There are two things I’ve dreamed of for most of my life – to author a book and to be heavily involved in the making of a movie. So believe me, if I was an author whose book was optioned for film, I would be crazy ecstatic. And I hope to one day experience this sensation.

But not every story needs to be shared visually.

I won’t point out specific examples, but there are a couple of YA books that were recently optioned for film that were really underwhelming reads for me. One I think could have some potential for it as a film because of the action and premise, but the other I just cannot imagine as a movie. It just seems it would be so boring to watch the story unfold on screen.

Thinking about this reminded me of a project I did for my Entertainment Marketing class in college, where we had to market a book for a movie. My group chose The Shack, which none of us had read before the project but was popular at the time. While reading it I ran across a problem: it would be a terribly boring movie. That is not necessarily my opinion of it as a book (though I will admit it is not a favorite of mine), but most of the book is conversation.

Could it be a good play? Quite possibly. But a good movie? That would be extremely difficult. And what should have been a fun project became a more difficult one than I had bargained for. Thankfully I just had to write up a marketing plan, not a movie script.

But despite the fact that I think I am oh-so-creative, I’m not always right about these things. On my blog a while ago I adamantly stated that The Book Thief should not be made into a movie. Thankfully, the adaptation turned out quite lovely. Not perfect, of course, but Death still narrated, though non-intrusively, and the characters were spot-on.

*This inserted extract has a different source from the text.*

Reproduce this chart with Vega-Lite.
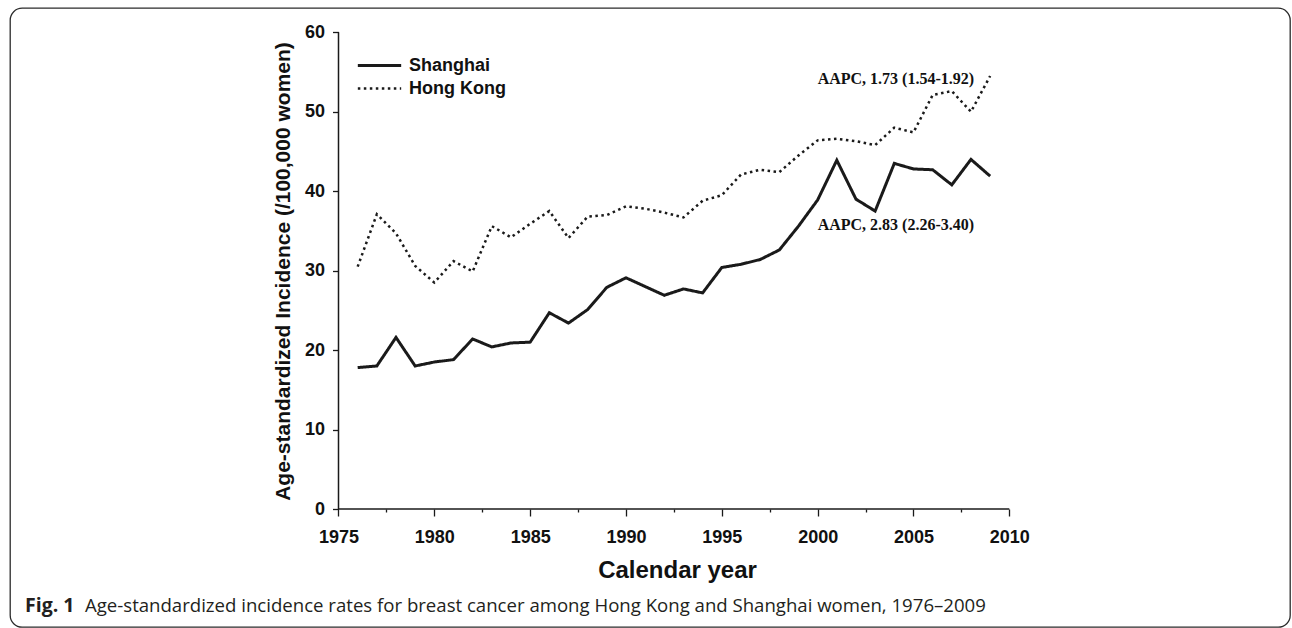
{
  "$schema": "https://vega.github.io/schema/vega-lite/v6.json",
  "width": 1280,
  "height": 619,
  "autosize": {"type": "none"},
  "padding": {"left": 10, "top": 8, "right": 2, "bottom": 1},
  "background": "white",
  "config": {
    "view": {"stroke": "#2b2b2b", "strokeWidth": 1.3, "cornerRadius": 12},
    "font": "Liberation Sans"
  },
  "datasets": {
    "rates": [
      {"year": 1976, "Shanghai": 17.8, "Hong Kong": 30.5},
      {"year": 1977, "Shanghai": 18.0, "Hong Kong": 37.1},
      {"year": 1978, "Shanghai": 21.6, "Hong Kong": 34.7},
      {"year": 1979, "Shanghai": 18.0, "Hong Kong": 30.6},
      {"year": 1980, "Shanghai": 18.5, "Hong Kong": 28.5},
      {"year": 1981, "Shanghai": 18.8, "Hong Kong": 31.2},
      {"year": 1982, "Shanghai": 21.4, "Hong Kong": 29.9},
      {"year": 1983, "Shanghai": 20.4, "Hong Kong": 35.6},
      {"year": 1984, "Shanghai": 20.9, "Hong Kong": 34.2},
      {"year": 1985, "Shanghai": 21.0, "Hong Kong": 35.9},
      {"year": 1986, "Shanghai": 24.7, "Hong Kong": 37.5},
      {"year": 1987, "Shanghai": 23.4, "Hong Kong": 34.1},
      {"year": 1988, "Shanghai": 25.1, "Hong Kong": 36.8},
      {"year": 1989, "Shanghai": 27.9, "Hong Kong": 37.0},
      {"year": 1990, "Shanghai": 29.1, "Hong Kong": 38.1},
      {"year": 1991, "Shanghai": 28.0, "Hong Kong": 37.8},
      {"year": 1992, "Shanghai": 26.9, "Hong Kong": 37.3},
      {"year": 1993, "Shanghai": 27.7, "Hong Kong": 36.7},
      {"year": 1994, "Shanghai": 27.2, "Hong Kong": 38.8},
      {"year": 1995, "Shanghai": 30.4, "Hong Kong": 39.5},
      {"year": 1996, "Shanghai": 30.8, "Hong Kong": 42.1},
      {"year": 1997, "Shanghai": 31.4, "Hong Kong": 42.7},
      {"year": 1998, "Shanghai": 32.6, "Hong Kong": 42.4},
      {"year": 1999, "Shanghai": 35.6, "Hong Kong": 44.5},
      {"year": 2000, "Shanghai": 38.9, "Hong Kong": 46.4},
      {"year": 2001, "Shanghai": 43.9, "Hong Kong": 46.6},
      {"year": 2002, "Shanghai": 39.0, "Hong Kong": 46.3},
      {"year": 2003, "Shanghai": 37.5, "Hong Kong": 45.8},
      {"year": 2004, "Shanghai": 43.5, "Hong Kong": 48.0},
      {"year": 2005, "Shanghai": 42.8, "Hong Kong": 47.4},
      {"year": 2006, "Shanghai": 42.7, "Hong Kong": 52.1},
      {"year": 2007, "Shanghai": 40.8, "Hong Kong": 52.6},
      {"year": 2008, "Shanghai": 44.0, "Hong Kong": 50.0},
      {"year": 2009, "Shanghai": 41.9, "Hong Kong": 54.5}
    ]
  },
  "layer": [
    {
      "data": {"name": "rates"},
      "transform": [{"fold": ["Shanghai", "Hong Kong"], "as": ["city", "rate"]}],
      "mark": {"type": "line", "color": "#1a1a1a", "strokeJoin": "miter"},
      "encoding": {
        "x": {
          "field": "year",
          "type": "quantitative",
          "scale": {"domain": [1957.86, 2024.646], "nice": false, "zero": false},
          "axis": {
            "orient": "bottom",
            "offset": -118,
            "domain": false,
            "grid": false,
            "values": [1975, 1977.5, 1980, 1982.5, 1985, 1987.5, 1990, 1992.5, 1995, 1997.5, 2000, 2002.5, 2005, 2007.5, 2010],
            "format": "d",
            "labelExpr": "datum.value % 5 === 0 ? datum.label : ''",
            "tickSize": {"condition": {"test": "datum.value % 5 === 0", "value": 7}, "value": 3},
            "tickColor": "#1a1a1a",
            "tickWidth": 1.3,
            "labelFont": "Liberation Sans",
            "labelFontSize": 18,
            "labelFontWeight": "bold",
            "labelColor": "#111111",
            "labelPadding": 12,
            "labelFlush": false,
            "labelOverlap": false,
            "labelBound": false,
            "title": "Calendar year",
            "titleFont": "Liberation Sans",
            "titleFontSize": 24,
            "titleFontWeight": "bold",
            "titleColor": "#111111",
            "titleX": 667,
            "titleY": 68,
            "titleAlign": "center",
            "titleBaseline": "alphabetic"
          }
        },
        "y": {
          "field": "rate",
          "type": "quantitative",
          "scale": {"domain": [-14.852, 63.059], "nice": false, "zero": false},
          "axis": {
            "orient": "left",
            "offset": -328.5,
            "domain": false,
            "grid": false,
            "values": [0, 10, 20, 30, 40, 50, 60],
            "tickSize": 6,
            "tickColor": "#1a1a1a",
            "tickWidth": 1.3,
            "labelFont": "Liberation Sans",
            "labelFontSize": 18,
            "labelFontWeight": "bold",
            "labelColor": "#111111",
            "labelPadding": 8,
            "labelOverlap": false,
            "labelBound": false,
            "title": "Age-standardized Incidence (/100,000 women)",
            "titleFont": "Liberation Sans",
            "titleFontSize": 21,
            "titleFontWeight": "bold",
            "titleColor": "#111111",
            "titleX": -49.5,
            "titleY": 263,
            "titleAngle": 270,
            "titleAlign": "center",
            "titleBaseline": "alphabetic"
          }
        },
        "strokeDash": {
          "field": "city",
          "type": "nominal",
          "scale": {"domain": ["Shanghai", "Hong Kong"], "range": [[1, 0], [2.5, 3.5]]},
          "legend": {
            "title": null,
            "orient": "none",
            "legendX": 357,
            "legendY": 45,
            "padding": 0,
            "symbolType": "M-2,0H2",
            "symbolSize": 470,
            "symbolStrokeColor": "#1a1a1a",
            "symbolStrokeWidth": 2.5,
            "labelFont": "Liberation Sans",
            "labelFontSize": 18,
            "labelFontWeight": "bold",
            "labelColor": "#111111",
            "labelOffset": 17,
            "rowPadding": 1
          }
        },
        "strokeWidth": {
          "field": "city",
          "type": "nominal",
          "scale": {"domain": ["Shanghai", "Hong Kong"], "range": [3, 2.5]},
          "legend": null
        }
      }
    },
    {
      "data": {"values": [{}]},
      "mark": {"type": "rule", "color": "#1a1a1a", "strokeWidth": 1.5},
      "encoding": {
        "x": {"datum": 1975, "type": "quantitative"},
        "x2": {"datum": 2010},
        "y": {"datum": 0, "type": "quantitative"}
      }
    },
    {
      "data": {"values": [{}]},
      "mark": {"type": "rule", "color": "#1a1a1a", "strokeWidth": 1.5},
      "encoding": {
        "x": {"datum": 1975, "type": "quantitative"},
        "y": {"datum": 0, "type": "quantitative"},
        "y2": {"datum": 60}
      }
    },
    {
      "data": {"values": [{"label": "AAPC, 1.73 (1.54-1.92)", "yr": 2000, "at": 53.46}, {"label": "AAPC, 2.83 (2.26-3.40)", "yr": 2000, "at": 35.12}]},
      "mark": {"type": "text", "font": "Liberation Serif", "fontWeight": "bold", "fontSize": 16, "align": "left", "baseline": "alphabetic", "color": "#111111"},
      "encoding": {
        "x": {"field": "yr", "type": "quantitative"},
        "y": {"field": "at", "type": "quantitative"},
        "text": {"field": "label"}
      }
    },
    {
      "data": {"values": [{}]},
      "mark": {"type": "text", "font": "Open Sans", "fontWeight": "bold", "fontSize": 19.5, "align": "left", "baseline": "alphabetic", "color": "#231f20"},
      "encoding": {
        "x": {"datum": 1958.643, "type": "quantitative"},
        "y": {"datum": -13.0, "type": "quantitative"},
        "text": {"value": "Fig. 1"}
      }
    },
    {
      "data": {"values": [{}]},
      "mark": {"type": "text", "font": "Open Sans", "fontSize": 18.6, "align": "left", "baseline": "alphabetic", "color": "#231f20"},
      "encoding": {
        "x": {"datum": 1961.773, "type": "quantitative"},
        "y": {"datum": -13.0, "type": "quantitative"},
        "text": {"value": "Age-standardized incidence rates for breast cancer among Hong Kong and Shanghai women, 1976–2009"}
      }
    }
  ]
}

So who knows, maybe I’m wrong now.

So what do you think? Do you think the movie studios are adapting too many YA novels? What do you look for in a book for movie adaptation potential?

Read 38 comments

  1. I personally see a lot of books as movies in my head. But I don’t actually expect them to make movies out of it. I think book to movie adaptations are now all over the place, and i begin to wonder why. I guess it’s good exposure for the book, but then again, most don’t even stay true to it. Honestly, I like some, but find most to be lacking.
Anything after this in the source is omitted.